Hacker Newsnew | past | comments | ask | show | jobs | submitlogin
Taming floating-point sums (orlp.net)
120 points by todsacerdoti on May 25, 2024 | hide | past | favorite | 57 comments


A method which this article doesn't mention is stochastic rounding or probabilistic rounding.

Rather than striving for exact values for every computation, we make it so that the expected value is exact.
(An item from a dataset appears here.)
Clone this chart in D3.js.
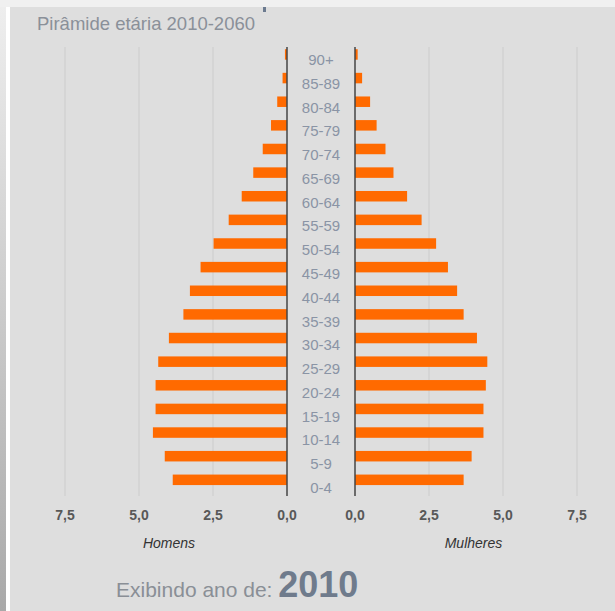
<!DOCTYPE html>
<html><head><meta charset="utf-8">
<script src="https://cdn.jsdelivr.net/npm/d3@7"></script>
<style>
html,body{margin:0;padding:0;background:#f0f0f0;}
svg{display:block;}
</style></head>
<body>
<svg id="c" width="615" height="611"></svg>
<script>
const ages = ["90+","85-89","80-84","75-79","70-74","65-69","60-64","55-59","50-54","45-49","40-44","35-39","30-34","25-29","20-24","15-19","10-14","5-9","0-4"];
const homens = [0.07,0.15,0.33,0.54,0.82,1.14,1.53,1.97,2.48,2.92,3.28,3.50,3.99,4.35,4.44,4.44,4.53,4.13,3.86];
const mulheres = [0.09,0.24,0.51,0.73,1.03,1.30,1.76,2.25,2.74,3.14,3.45,3.67,4.12,4.47,4.42,4.34,4.34,3.94,3.67];
const ticks = [0, 2.5, 5, 7.5];
const fmt = v => d3.format(".1f")(v).replace(".", ",");
const FONT = "Liberation Sans, Arial, sans-serif";

const svg = d3.select("#c");
// background panel
const grad = svg.append("defs").append("linearGradient").attr("id","lg").attr("x1",0).attr("y1",0).attr("x2",0).attr("y2",1);
grad.append("stop").attr("offset","0%").attr("stop-color","#eeeeee");
grad.append("stop").attr("offset","100%").attr("stop-color","#a9a9a9");
svg.append("rect").attr("x",0).attr("y",7).attr("width",6).attr("height",604).attr("fill","url(#lg)");
svg.append("rect").attr("x",6).attr("y",7).attr("width",4).attr("height",604).attr("fill","#ffffff");
svg.append("rect").attr("x",10).attr("y",7).attr("width",605).attr("height",604).attr("fill","#dedede");
// tiny fragment of a cut-off heading above
svg.append("rect").attr("x",263).attr("y",7).attr("width",3).attr("height",5).attr("fill","#6b7a8f");

svg.append("text").attr("x",37).attr("y",30).attr("font-family",FONT)
  .attr("font-size",18.5).attr("fill","#8a9099").text("Pirâmide etária 2010-2060");

const yTop = 47, yBottom = 496;
const xL = d3.scaleLinear().domain([0,7.5]).range([287,65]);
const xR = d3.scaleLinear().domain([0,7.5]).range([355,577]);
const y = d3.scaleBand().domain(ages).range([yTop,yBottom]);
const yLab = d3.scalePoint().domain(ages).range([65,493]);

// grid lines
const g = svg.append("g");
ticks.filter(t=>t>0).forEach(t=>{
  g.append("line").attr("x1",xL(t)).attr("x2",xL(t)).attr("y1",yTop).attr("y2",yBottom).attr("stroke","#cccccc").attr("stroke-width",1);
  g.append("line").attr("x1",xR(t)).attr("x2",xR(t)).attr("y1",yTop).attr("y2",yBottom).attr("stroke","#cccccc").attr("stroke-width",1);
});

// bars
const barH = 10.5, barOff = 2.2;
svg.append("g").selectAll("rect").data(ages).join("rect")
  .attr("x",(d,i)=>xL(homens[i])).attr("width",(d,i)=>xL(0)-xL(homens[i]))
  .attr("y",d=>y(d)+barOff).attr("height",barH).attr("fill","#ff6a00");
svg.append("g").selectAll("rect").data(ages).join("rect")
  .attr("x",xR(0)).attr("width",(d,i)=>xR(mulheres[i])-xR(0))
  .attr("y",d=>y(d)+barOff).attr("height",barH).attr("fill","#ff6a00");

// central axes
svg.append("line").attr("x1",xL(0)).attr("x2",xL(0)).attr("y1",yTop).attr("y2",yBottom).attr("stroke","#444").attr("stroke-width",1.5);
svg.append("line").attr("x1",xR(0)).attr("x2",xR(0)).attr("y1",yTop).attr("y2",yBottom).attr("stroke","#444").attr("stroke-width",1.5);

// age labels
svg.append("g").selectAll("text").data(ages).join("text")
  .attr("x",(xL(0)+xR(0))/2).attr("y",d=>yLab(d))
  .attr("text-anchor","middle").attr("font-family",FONT)
  .attr("font-size",15).attr("fill","#8a94a5").text(d=>d);

// tick labels
function tickText(x, t){
  svg.append("text").attr("x",x).attr("y",520).attr("text-anchor","middle")
    .attr("font-family",FONT).attr("font-size",14).attr("font-weight","bold").attr("fill","#585858")
    .text(fmt(t));
}
ticks.forEach(t=>{ tickText(xL(t), t); tickText(xR(t), t); });

svg.append("text").attr("x",169).attr("y",548).attr("text-anchor","middle").attr("font-family",FONT)
  .attr("font-size",14).attr("font-style","italic").attr("fill","#333").text("Homens");
svg.append("text").attr("x",473.5).attr("y",548).attr("text-anchor","middle").attr("font-family",FONT)
  .attr("font-size",14).attr("font-style","italic").attr("fill","#333").text("Mulheres");

const t = svg.append("text").attr("x",116).attr("y",597).attr("font-family",FONT).attr("fill","#8a8f96");
t.append("tspan").attr("font-size",21).text("Exibindo ano de: ");
t.append("tspan").attr("font-size",36).attr("font-weight","bold").attr("fill","#6f7b8c").text("2010");
</script>
</body></html>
For example, suppose our number system was restricted to the integers and we have incoming value 1.1, with stochastic rounding we'd round down to 1 90% of the time and 2 10% of the time giving an expected value of 1.1!

Further reading:

https://nhigham.com/2020/07/07/what-is-stochastic-rounding/


It's not really related, but that reminds me of how some games handled slow moving objects on the Mattel Intellivision console.

Your code that runs every frame to update the graphics logically wants to do something like this:

  X += Vx
  Y += Vy
where (X, Y) is the location of the object at the start of the frame, and (Vx, Vy) is x and y velocities of the object in pixels/frame.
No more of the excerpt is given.